Stanley Péan vient de publier une suite de courts récits qui ont la particularité de nous «mener en taxi». Cet écrivain est un cas. Imaginez! Il n'a jamais éprouvé le besoin de domestiquer l’invention du siècle dernier. Pour la plupart des hommes, c’est une question de virilité et d’affirmation. Peut-être qu’il était trop tourmenté par les choses de l'esprit et la littérature.
«Dans mon cas, cette idée reçue est plutôt incongrue et vous me permettrez d'en expliquer la raison par une confession, à peine concevable en cette ère où la virilité d'un homme semble parfois liée au modèle de son automobile: je n'ai pas de permis de conduire, je n'ai même jamais appris à conduire.

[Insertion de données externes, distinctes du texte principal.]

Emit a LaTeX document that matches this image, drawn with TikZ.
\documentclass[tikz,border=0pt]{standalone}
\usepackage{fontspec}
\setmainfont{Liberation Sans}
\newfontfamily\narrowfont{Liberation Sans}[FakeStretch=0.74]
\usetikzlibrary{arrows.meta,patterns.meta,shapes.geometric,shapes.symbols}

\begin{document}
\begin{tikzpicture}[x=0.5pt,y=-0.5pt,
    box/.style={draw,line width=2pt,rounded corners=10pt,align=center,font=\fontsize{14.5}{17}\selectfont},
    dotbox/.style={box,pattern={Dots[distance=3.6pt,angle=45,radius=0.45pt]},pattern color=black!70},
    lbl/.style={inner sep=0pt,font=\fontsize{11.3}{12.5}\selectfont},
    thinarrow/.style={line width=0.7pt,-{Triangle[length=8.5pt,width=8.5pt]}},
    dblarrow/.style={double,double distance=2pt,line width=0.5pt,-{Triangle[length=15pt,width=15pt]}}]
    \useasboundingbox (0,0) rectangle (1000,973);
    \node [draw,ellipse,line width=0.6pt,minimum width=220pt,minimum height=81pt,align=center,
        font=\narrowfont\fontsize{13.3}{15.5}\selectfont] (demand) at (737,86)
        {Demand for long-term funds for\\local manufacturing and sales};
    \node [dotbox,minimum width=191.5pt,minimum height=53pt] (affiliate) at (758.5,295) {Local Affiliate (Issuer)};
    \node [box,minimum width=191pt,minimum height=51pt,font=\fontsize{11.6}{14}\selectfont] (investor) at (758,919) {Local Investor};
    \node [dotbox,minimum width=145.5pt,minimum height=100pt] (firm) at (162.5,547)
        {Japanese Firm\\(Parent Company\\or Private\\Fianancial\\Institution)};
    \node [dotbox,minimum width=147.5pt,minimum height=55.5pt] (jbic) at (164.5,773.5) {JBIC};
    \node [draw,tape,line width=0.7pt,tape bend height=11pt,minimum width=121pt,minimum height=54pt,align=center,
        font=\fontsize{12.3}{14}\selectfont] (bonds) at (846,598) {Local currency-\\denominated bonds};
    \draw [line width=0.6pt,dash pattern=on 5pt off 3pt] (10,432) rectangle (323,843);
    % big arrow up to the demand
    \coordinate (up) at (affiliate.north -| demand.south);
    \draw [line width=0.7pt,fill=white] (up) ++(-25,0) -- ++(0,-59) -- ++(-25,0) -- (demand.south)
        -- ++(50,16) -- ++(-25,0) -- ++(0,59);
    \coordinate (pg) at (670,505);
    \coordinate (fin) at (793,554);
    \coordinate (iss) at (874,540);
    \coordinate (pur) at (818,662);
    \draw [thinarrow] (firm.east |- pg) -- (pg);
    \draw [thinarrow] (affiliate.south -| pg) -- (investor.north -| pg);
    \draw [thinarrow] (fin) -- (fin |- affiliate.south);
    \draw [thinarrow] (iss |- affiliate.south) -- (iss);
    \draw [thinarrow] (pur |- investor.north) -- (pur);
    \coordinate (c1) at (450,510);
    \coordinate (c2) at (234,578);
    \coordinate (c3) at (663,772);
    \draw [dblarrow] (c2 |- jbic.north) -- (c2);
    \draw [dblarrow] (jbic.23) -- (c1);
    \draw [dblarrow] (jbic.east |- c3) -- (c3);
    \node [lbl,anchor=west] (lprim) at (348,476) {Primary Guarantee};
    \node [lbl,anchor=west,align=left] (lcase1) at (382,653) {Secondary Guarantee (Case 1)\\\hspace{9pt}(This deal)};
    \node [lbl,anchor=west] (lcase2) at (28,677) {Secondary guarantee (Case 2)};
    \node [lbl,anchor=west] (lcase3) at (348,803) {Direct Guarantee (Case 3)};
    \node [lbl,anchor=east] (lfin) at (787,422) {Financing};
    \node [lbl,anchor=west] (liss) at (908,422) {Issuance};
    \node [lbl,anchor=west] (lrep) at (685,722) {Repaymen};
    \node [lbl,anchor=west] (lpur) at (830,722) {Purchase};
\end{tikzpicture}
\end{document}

Je ne pourrais même pas expliquer pourquoi je ne m'en suis jamais donné la peine. C'est comme ça, tout simplement.» (p.12)
Voyage
«Taximan» regroupe des textes qui vont de l'époque du cégep de Jonquière à sa dernière participation au Salon du livre du Saguenay-Lac-Saint-Jean, l'automne dernier. Plusieurs années quoi!
Des rencontres, des personnages qui vivent au volant et qui hantent les rues, autant à Québec qu'à Montréal. Dans la région aussi il y a des maniaques du volant très particuliers. Parce que Stanley Péan voyage souvent, fait mille choses et se déplace beaucoup. Et avec son handicap, il est toujours dans un taxi à écouter et à discuter. Un livre qui lui a coûté pas mal d’argent, j’imagine!

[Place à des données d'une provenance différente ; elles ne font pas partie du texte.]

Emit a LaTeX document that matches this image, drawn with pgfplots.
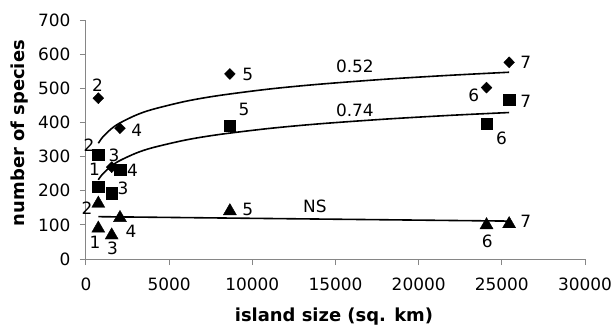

Les mêmes conducteurs apparaissent et ils finissent par devenir des familiers et des intimes.
«D'où l'idée de ce bouquin, qui s'inspire de propos entendus et d'anecdotes vécues sur la banquette arrière de ces véhicules. Je l'ai conçu comme une suite de petits flashes, un florilège d'esquisses croquées sur le vif, d'amorces de réflexion jamais plus longues que la course en taxi qui les a provoquées.» (p.13)

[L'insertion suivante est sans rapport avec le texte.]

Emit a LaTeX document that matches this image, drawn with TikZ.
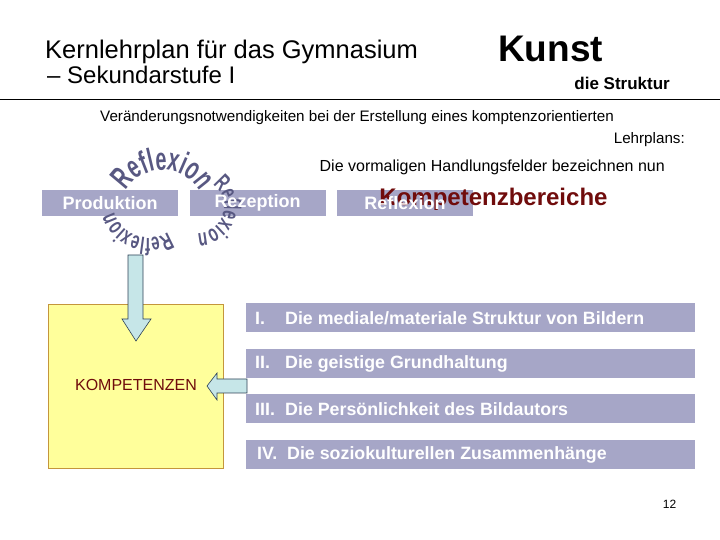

Bien sûr, entre les arrivées et les départs, le lecteur se familiarise avec des gens qui connaissent la ville comme le fond de leur cendrier. Des courses qui nous plongent, surtout à Montréal, dans la communauté haïtienne.
«Originaire de Port-au-Prince, j'ai passé toute ma jeunesse à Jonquière, où mes parents se sont installés l'année même de ma naissance. Québécois, certes, mais avec des racines dans un pays que j'ai appris à connaître à travers la mémoire d'autrui: Haïtien par le sang, mais élevé dans un milieu radicalement différent de la terre de mes aïeux. Québécois et Haïtien, donc, à la fois l'un et l'autre et pourtant ni tout à fait l'un, ni tout à fait l'autre.» (p.23)
Un mélange qui fait de Stanley Péan un étranger pour ces frères qui le traitent de Blanc parfois. Oui! Ils le confondent aussi avec Danny Laferrière.
Surprises
Stanley Péan, dans «Taximan», révèle un écrivain attentif, humain, capable de tendre l'oreille et d'échanger avec des gens qui sillonnent Montréal tout en donnant l’impression de vivre à Haïti, branchés qu’ils sont sur une radio qui diffuse des propos et des musiques de leur pays. Recroquevillés, comme toutes les communautés qui s'installent à l’étranger. Radio nostalgie.
Péan écoute, décrit et se confie, livre de grands pans de son enfance et de sa vie. Il s’en dégage toujours un portrait juste et émouvant. Les surprises ne manquent pas. Un plaisir!
Oui, avec Stanley Péan, l'aventure débute sur un trottoir. Il suffit d’arrêter une voiture pour basculer dans une autre réalité.
«Taximan» de Stanley Péan est publié aux Éditions Mémoire d'encrier.